Letter to the Editor: Albanian Kosovars have nothing in common with Slovak Hungarians

Dear Sir,

As Jonathon Dando pointed out [Letters to the Editor, Volume 5, No. 17, May 3-9], one good quality about democracy is that a person is free to praise or criticize the actions of others. From this it follows that people who don't agree with American policies on Kosovo may still be critical of the far-right opposition Slovak National Party or the opposition HZDS party of former Prime Minister Vladimír Mečiar, and may still be pro-western in their mentality.

Concerning the war in Kosovo, I think Dando presented good arguments [that attacking a sovereign nation is not the solution to the Kosovo crisis, that military intervention has not saved Kosovar lives and has instead created a refugee crisis, and that the NATO action may have unforeseen long-term consequences]. However, it is easier to analyse errors after they have occurred. Here are some more things to think about.

1. Obviously, NATO underestimated the cruelty which many Serbs have shown towards the Albanians. It is clear to me that NATO didn't want a war and wasn't ready for war, and that they weren't ready for mass expulsions either. Milosevic called their bluff. NATO's mistake was that if they wanted to play brinksmanship, they should have followed the strategy which was used by the international alliance against Iraq.

2. Is it possible that the Serbs intended to get rid of the Albanians all along? Given Serb policies and statements and their record in Croatia and Bosnia, the humanitarian catastrophe in Kosovo was inevitable. Even if the United Nations and NATO had sat on their hands, blaming events on Serb hot-bloodedness, there still would have been mass murders in Kosovo and mass deportations. Macedonia, Albania and Montenegro would still have a crisis on their hands. Europe would still have to find a way out of this and pay for refugees.

4. I have known Kurd refugees from Iraq, and now I try to understand the mentality of a Kosovar Albanian. Why do these people want to become free? They live in fear. They don't have democratic rights. According to the United Nations observers, the police patrolled the streets in Kosovo like the Nazis patrolled the streets in Germany in the 30's. Of the hundreds of UN observers, not a single one reported of Albanians living in safety. A representative of the Kosovo district in the Serb parliament was a war criminal wanted for mass murders in Croatia and Bosnia. I guess that if I lived there I also would want to find a gun. I would want to protect my family.

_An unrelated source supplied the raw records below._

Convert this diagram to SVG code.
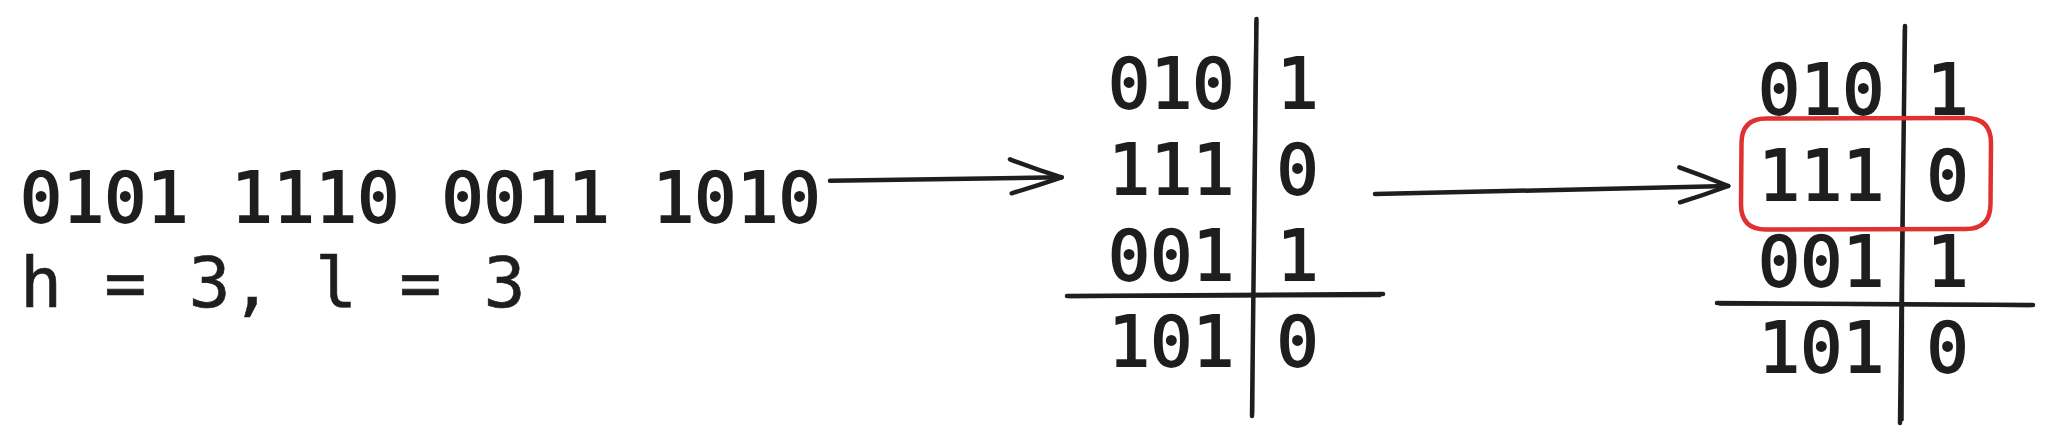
<svg xmlns="http://www.w3.org/2000/svg" width="2052" height="442" viewBox="0 0 2052 442">
  <style>
    .t { font-family: "DejaVu Sans Mono", "Liberation Mono", monospace; font-size: 70px; fill: #1e1e1e; stroke: #1e1e1e; stroke-width: 0.6; }
    .b { stroke-width: 1.8; }
    .ln { fill: none; stroke: #1e1e1e; stroke-width: 4.5; stroke-linecap: round; stroke-linejoin: round; }
    .ln2 { fill: none; stroke: #1e1e1e; stroke-width: 2.5; stroke-linecap: round; stroke-linejoin: round; }
    .hl { fill: none; stroke: #e03131; stroke-width: 4.5; stroke-linecap: round; stroke-linejoin: round; }
  </style>
  <rect width="2052" height="442" fill="#ffffff"/>

  <g id="input">
    <text class="t b" x="20" y="221.5">0101 1110 0011 1010</text>
    <text class="t" x="20" y="307">h = 3, l = 3</text>
  </g>

  <g id="table1">
    <text class="t b" x="1108" y="107.5">010 1</text>
    <text class="t b" x="1108" y="193.5">111 0</text>
    <text class="t b" x="1108" y="279.5">001 1</text>
    <text class="t b" x="1108" y="365.5">101 0</text>
    <path class="ln" d="M1256.5 19 Q1254.5 200 1252 416"/>
    <path class="ln2" d="M1255.5 22 Q1253 220 1253 413"/>
    <path class="ln" d="M1067 296 Q1220 295 1383 294"/>
    <path class="ln2" d="M1070 297 Q1230 296.5 1380 296"/>
  </g>

  <g id="table2">
    <text class="t b" x="1758" y="113.5">010 1</text>
    <text class="t b" x="1758" y="199.5">111 0</text>
    <text class="t b" x="1758" y="285.5">001 1</text>
    <text class="t b" x="1758" y="371.5">101 0</text>
    <path class="ln" d="M1905 26 Q1902.5 220 1900 423"/>
    <path class="ln2" d="M1904 30 Q1903 230 1902.5 420"/>
    <path class="ln" d="M1717 303 Q1870 303.5 2033 305"/>
    <path class="ln2" d="M1720 304.5 Q1880 304.5 2030 306"/>
  </g>

  <g id="highlight">
    <path class="hl" d="M1766 118.5 L1966 118 Q1991 118 1991 143 L1990.5 204 Q1990.5 229 1965.5 229 L1766 229.5 Q1741 229.5 1741 204.5 L1741.5 143.5 Q1741.5 118.5 1766 118.5 Z"/>
  </g>

  <g id="connectors">
    <path class="ln" d="M830 180.7 Q950 179 1061.7 177.3"/>
    <path class="ln" d="M1010 159.3 Q1035 169 1061.7 177.3 Q1036 186 1011.7 193.3"/>
    <path class="ln" d="M1375 194 Q1550 190 1728.3 186"/>
    <path class="ln" d="M1679.3 167.3 Q1704 176 1728.3 186 Q1704 195 1680 202.3"/>
  </g>
</svg>
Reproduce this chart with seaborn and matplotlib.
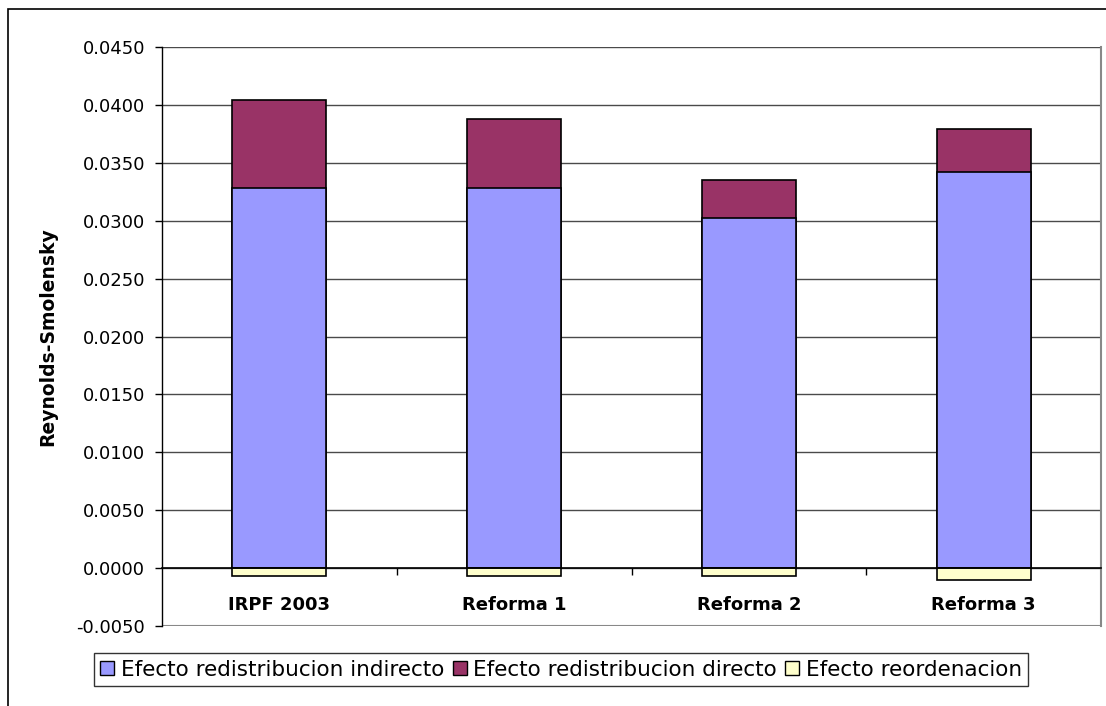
import matplotlib
matplotlib.use("Agg")
import matplotlib.pyplot as plt
from matplotlib.patches import Rectangle, Patch
import seaborn as sns
import pandas as pd
import numpy as np

categories = ["IRPF 2003", "Reforma 1", "Reforma 2", "Reforma 3"]
indirecto = [0.0328, 0.0328, 0.0302, 0.0342]
directo = [0.0076, 0.0060, 0.0033, 0.0037]
reordenacion = [-0.0007, -0.0007, -0.0007, -0.0010]
series_names = ["Efecto redistribucion indirecto", "Efecto redistribucion directo", "Efecto reordenacion"]
yticks = [-0.005, 0.0, 0.005, 0.010, 0.015, 0.020, 0.025, 0.030, 0.035, 0.040, 0.045]

c_ind = "#9999FF"
c_dir = "#993366"
c_reo = "#FFFFCC"

sns.set_theme(style="white")
plt.rcParams["font.family"] = ["DejaVu Sans"]
plt.rcParams["text.color"] = "black"
plt.rcParams["axes.labelcolor"] = "black"
plt.rcParams["xtick.color"] = "black"
plt.rcParams["ytick.color"] = "black"

df = pd.DataFrame({"cat": categories, "ind": indirecto, "dir": directo, "reo": reordenacion})
df["total"] = df["ind"] + df["dir"]

fig = plt.figure(figsize=(11.06, 7.06), dpi=100)
ax = fig.add_axes([162/1106, 1 - 626/706, (1101 - 162)/1106, (626 - 47)/706])

for y in yticks[1:]:
    ax.axhline(y, color="#4a4a4a", lw=1, zorder=0)
ax.axhline(-0.005, color="#888888", lw=1.5, zorder=0)

kw = dict(edgecolor="black", linewidth=1.2, width=0.4, ax=ax, zorder=3)
sns.barplot(data=df, x="cat", y="total", color=c_dir, saturation=1, **kw)
sns.barplot(data=df, x="cat", y="ind", color=c_ind, saturation=1, **kw)
sns.barplot(data=df, x="cat", y="reo", color=c_reo, saturation=1, **kw)

ax.set_ylim(-0.005, 0.045)
ax.set_xlim(-0.5, 3.5)
ax.set_yticks(yticks)
ax.set_yticklabels([f"{v:.4f}" for v in yticks], fontsize=13)
ax.set_xlabel("")
ax.set_ylabel("Reynolds-Smolensky", fontsize=13.5, fontweight="bold", labelpad=14)

ax.spines["top"].set_visible(False)
ax.spines["right"].set_color("#888888")
ax.spines["right"].set_linewidth(1.5)
ax.spines["left"].set_color("black")
ax.spines["left"].set_linewidth(1)
ax.spines["bottom"].set_position(("data", 0))
ax.spines["bottom"].set_color("black")
ax.spines["bottom"].set_linewidth(1.2)
ax.spines["bottom"].set_zorder(4)

ax.tick_params(axis="y", which="major", direction="out", length=5, width=1, color="black", pad=7, left=True)
ax.set_xticks(range(len(categories)))
ax.set_xticklabels(categories, fontsize=13, fontweight="bold")
ax.tick_params(axis="x", which="major", length=0, pad=20, bottom=True)
ax.set_xticks([0.5, 1.5, 2.5], minor=True)
ax.tick_params(axis="x", which="minor", direction="out", length=5, width=1, color="black", bottom=True)

frame = Rectangle((8/1106, -0.2), 1.5, 1.2 - 9/706, transform=fig.transFigure,
                  fill=False, edgecolor="black", lw=1.2, clip_on=False)
fig.patches.append(frame)

handles = [Patch(facecolor=c, edgecolor="black", lw=1) for c in (c_ind, c_dir, c_reo)]
leg = fig.legend(handles, series_names, loc="center", bbox_to_anchor=(561/1106, 1 - 669.5/706),
                 ncol=3, fontsize=15.5, frameon=True, fancybox=False, edgecolor="black",
                 handlelength=0.65, handleheight=0.65, handletextpad=0.3, columnspacing=0.4,
                 borderpad=0.3, borderaxespad=0)
leg.get_frame().set_linewidth(1)

fig.savefig("out.png", dpi=100)
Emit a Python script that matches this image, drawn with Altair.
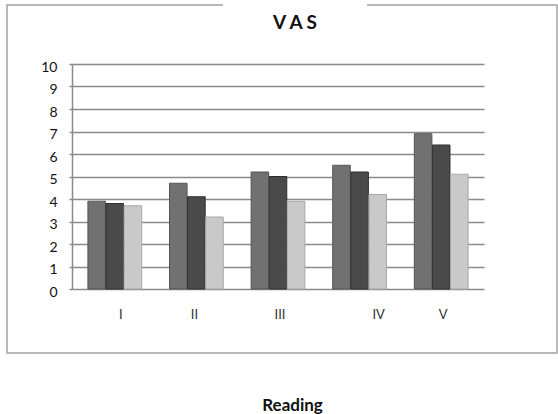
import altair as alt
import pandas as pd

# Data: three VAS series over five readings
readings = ["I", "II", "III", "IV", "V"]
series = ["Series 1", "Series 2", "Series 3"]
series1 = [3.9, 4.7, 5.2, 5.5, 6.9]
series2 = [3.8, 4.1, 5.0, 5.2, 6.4]
series3 = [3.7, 3.2, 3.9, 4.2, 5.1]
bar_fill = ["#717171", "#4a4a4a", "#c9c9c9"]
bar_stroke = ["#555555", "#2e2e2e", "#a9a9a9"]

rows = []
for vals, name in zip([series1, series2, series3], series):
    for r, v in zip(readings, vals):
        rows.append({"reading": r, "series": name, "value": v})
df = pd.DataFrame(rows)

FONT = "Lato"
W, H = 412, 225

# Frame around the whole chart
frame = alt.Chart(alt.Data(values=[{}])).mark_rect(
    filled=False, stroke="#a3a3a3", strokeWidth=1.5
).encode(
    x=alt.value(-65), x2=alt.value(485), y=alt.value(-59), y2=alt.value(289)
)

# White box behind the title, breaking the frame's top edge
title_box = alt.Chart(alt.Data(values=[{}])).mark_rect(fill="white").encode(
    x=alt.value(151), x2=alt.value(295), y=alt.value(-63), y2=alt.value(-45)
)

title_text = alt.Chart(alt.Data(values=[{"t": "V A S"}])).mark_text(
    font=FONT, fontSize=19, fontWeight="bold", color="#111111",
    align="center", baseline="alphabetic"
).encode(
    x=alt.value(223), y=alt.value(-35), text="t:N"
)

label_offsets = [
    {"test": "datum.value === 'I'", "value": 6},
    {"test": "datum.value === 'II'", "value": -2},
    {"test": "datum.value === 'IV'", "value": 19},
]

bars = alt.Chart(df).mark_bar(strokeWidth=1).encode(
    x=alt.X(
        "reading:N", sort=readings,
        scale=alt.Scale(paddingInner=0.341, paddingOuter=0.195),
        axis=alt.Axis(
            title="Reading", titleFont=FONT, titleFontSize=17, titleFontWeight="bold",
            titleColor="#111111", titleX=220, titleY=121, titleAlign="center",
            titleBaseline="alphabetic",
            labelAngle=0, labelFont=FONT, labelFontSize=13, labelColor="#333333",
            labelPadding=19,
            labelOffset={"condition": label_offsets, "value": 2},
            domain=False, ticks=False, grid=False,
        ),
    ),
    xOffset=alt.XOffset("series:N", sort=series, scale=alt.Scale(paddingInner=0.03)),
    y=alt.Y(
        "value:Q",
        scale=alt.Scale(domain=[0, 10], nice=False),
        axis=alt.Axis(
            title=None, values=list(range(11)), format="d",
            labelFont=FONT, labelFontSize=14, labelColor="#111111",
            labelPadding=12, labelOffset=3,
            tickSize=3, tickColor="#8a8a8a", tickWidth=1.5,
            domainColor="#8a8a8a", domainWidth=1.5,
            grid=True, gridColor="#8a8a8a", gridWidth=1.5,
        ),
    ),
    color=alt.Color("series:N", scale=alt.Scale(domain=series, range=bar_fill), legend=None),
    stroke=alt.Stroke("series:N", scale=alt.Scale(domain=series, range=bar_stroke), legend=None),
)

chart = alt.layer(frame, title_box, title_text, bars).properties(
    width=W, height=H,
    autosize=alt.AutoSizeParams(type="none"),
    padding={"left": 72, "top": 64, "right": 74, "bottom": 125},
    background="white",
).configure_view(stroke=None)

chart.save("out.html", embed_options={"renderer": "svg", "actions": False})
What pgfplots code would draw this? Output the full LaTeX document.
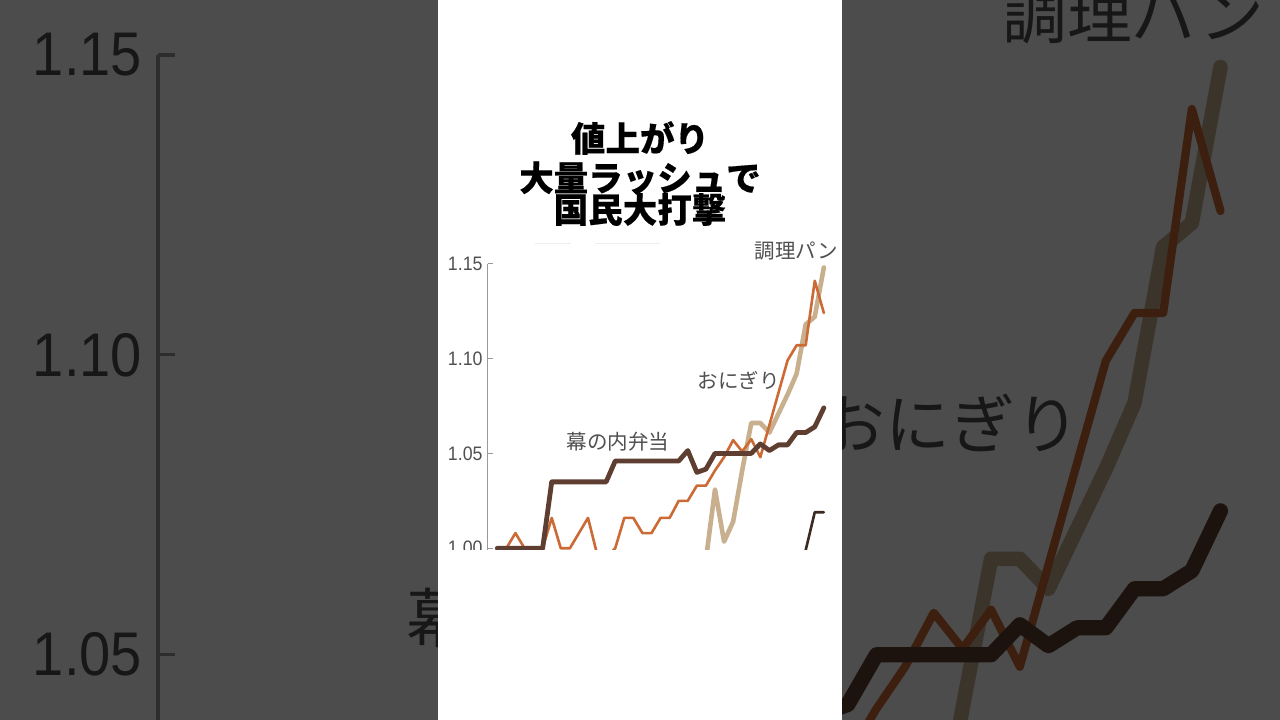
\documentclass[border=0pt]{standalone}
\usepackage{fontspec}
\usepackage{pgfplots}
\usepackage{pgfplotstable}
\pgfplotsset{compat=1.18}
\newfontfamily\cjk{Noto Sans CJK JP}
\newfontfamily\cjkt{Noto Sans CJK JP}[BoldFeatures={FakeBold=0.45}]
\newfontfamily\tickfont{Liberation Sans}[FakeStretch=0.91]
\definecolor{orangeL}{HTML}{CC6A35}
\definecolor{tanL}{HTML}{C8B08E}
\definecolor{darkL}{HTML}{5E3E30}
\definecolor{blackL}{HTML}{3A2A22}
\definecolor{axgray}{HTML}{9A9A9A}
\definecolor{labgray}{HTML}{505050}

% 幕の内弁当
\pgfplotstableread{
i v
0 1.000
1 1.000
2 1.000
3 1.000
4 1.000
5 1.000
6 1.035
7 1.035
8 1.035
9 1.035
10 1.035
11 1.035
12 1.035
13 1.046
14 1.046
15 1.046
16 1.046
17 1.046
18 1.046
19 1.046
20 1.046
21 1.0515
22 1.040
23 1.0417
24 1.050
25 1.050
26 1.050
27 1.050
28 1.050
29 1.055
30 1.0515
31 1.0545
32 1.0545
33 1.061
34 1.061
35 1.064
36 1.074
}\tabD

% おにぎり
\pgfplotstableread{
i v
0 1.000
1 1.000
2 1.008
3 1.000
4 1.000
5 1.000
6 1.016
7 1.000
8 1.000
9 1.008
10 1.016
11 0.997
12 0.995
13 1.000
14 1.016
15 1.016
16 1.008
17 1.008
18 1.016
19 1.016
20 1.025
21 1.025
22 1.033
23 1.033
24 1.041
25 1.048
26 1.057
27 1.051
28 1.0575
29 1.048
30 1.065
31 1.082
32 1.099
33 1.107
34 1.107
35 1.141
36 1.124
}\tabO

% 調理パン
\pgfplotstableread{
i v
22 0.990
23 0.994
24 1.031
25 1.0035
26 1.014
27 1.041
28 1.066
29 1.066
30 1.061
31 1.071
32 1.081
33 1.092
34 1.118
35 1.122
36 1.148
}\tabT

% fourth series
\pgfplotstableread{
i v
32 0.990
33 0.992
34 0.999
35 1.019
36 1.019
}\tabK

\newcommand\chart[3]{%
\pgfmathsetmacro\W{345.2*#1}%
\pgfmathsetmacro\H{322.5*#1}%
\pgfmathsetmacro\lwT{4.6*#1}%
\pgfmathsetmacro\lwD{4.8*#1}%
\pgfmathsetmacro\lwO{2.6*#1}%
\pgfmathsetmacro\lwK{2.6*#1}%
\pgfmathsetmacro\lwAx{1.0*#1}%
\pgfmathsetmacro\tl{5.5*#1}%
\pgfmathsetmacro\gap{5*#1}%
\pgfmathsetmacro\fsT{19.5*#1}%
\pgfmathsetmacro\fsL{20.5*#1}%
\begin{axis}[
  at={(#2pt,#3pt)}, anchor=south west,
  scale only axis, width=\W pt, height=\H pt,
  xmin=-1.058, xmax=37, ymin=0.98, ymax=1.15,
  axis x line=none, axis y line*=left,
  y axis line style={-, color=axgray, line width=\lwAx pt},
  ytick={1,1.05,1.1,1.15},
  yticklabels={1.00,1.05,1.10,1.15},
  tick align=inside,
  major tick length=\tl pt,
  ytick style={color=axgray, line width=\lwAx pt},
  yticklabel style={font={\fontsize{\fsT}{\fsT}\tickfont}, text=labgray,
    inner sep=0pt, anchor=east, xshift=-\gap pt},
  clip mode=individual,
]
\addplot[tanL, line width=\lwT pt, line join=round, line cap=round] table[x=i,y=v]{\tabT};
\addplot[orangeL, line width=\lwO pt, line join=round, line cap=round] table[x=i,y=v]{\tabO};
\addplot[darkL, line width=\lwD pt, line join=round, line cap=round] table[x=i,y=v]{\tabD};
\addplot[blackL, line width=\lwK pt, line join=round, line cap=round] table[x=i,y=v]{\tabK};
\node[anchor=west, inner sep=0pt, text=labgray, font={\fontsize{\fsL}{\fsL}\cjk}] at (axis cs:7.61,1.0562) {幕の内弁当};
\node[anchor=west, inner sep=0pt, text=labgray, font={\fontsize{\fsL}{\fsL}\cjk}] at (axis cs:22.05,1.0887) {おにぎり};
\node[anchor=west, inner sep=0pt, text=labgray, font={\fontsize{\fsL}{\fsL}\cjk}] at (axis cs:28.38,1.1567) {調理パン};
\end{axis}%
}

\begin{document}
\begin{tikzpicture}
\path[use as bounding box] (0pt,0pt) rectangle (1280pt,720pt);
\clip (0pt,0pt) rectangle (1280pt,720pt);
\fill[white] (0pt,0pt) rectangle (1280pt,720pt);
% enlarged background copy
\chart{3.161}{158}{-354.5}
\fill[black,opacity=0.7] (0pt,0pt) rectangle (1280pt,720pt);
% central panel
\fill[white] (438pt,0pt) rectangle (842pt,720pt);
\fill[black!7] (535pt,475.5pt) rectangle (571pt,477pt);
\fill[black!7] (595pt,475.5pt) rectangle (660pt,477pt);
\node[font={\fontsize{34.5}{34.5}\cjkt\bfseries}, inner sep=0pt] at (640pt,582pt) {値上がり};
\node[font={\fontsize{34.5}{34.5}\cjkt\bfseries}, inner sep=0pt] at (640pt,542pt) {大量ラッシュで};
\node[font={\fontsize{34.5}{34.5}\cjkt\bfseries}, inner sep=0pt] at (640pt,510.5pt) {国民大打撃};
\begin{scope}
\clip (438pt,170pt) rectangle (842pt,720pt);
\chart{1}{487.7}{133.8}
\end{scope}
\end{tikzpicture}
\end{document}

It is the violent suppression of minorities which causes this kind of behavior, not the mere existence of such minorities. I don't think that Mr. Dando's comparison of Kosovar Albanians to Hungarians living peacefully in Slovakia is valid. As long as Hungarians in Slovakia enjoy conditions where they live in safety and are allowed the same freedoms as everyone else, then the issue is not the same here. But if a bunch of ultra-nationalists decided to make life miserable for Hungarian Slovaks, the natural response would be a demand to live in safety and freedom under someone else's flag.

I agree with Mr. Dando that no one wins in this conflict. Neither Serbia, nor the Albanians, nor the Macedonians, nor the Montenegrans, nor Europe. I would also say that if the NATO had done nothing but meet with Serb leaders in five star hotels around the world to discuss the matter, while radical masked gunmen killed and drove people out of their homes, no one would have won either.

One man who was a pacifist during the Second World War decided to join a conspiracy to assassinate Hitler. He thought that he could save more lives by stopping a mad man from shooting at people than by running around with an ambulance trying to help those being shot at. It looks like the European Community of 26 countries is stuck with both providing ambulances and stopping the madman.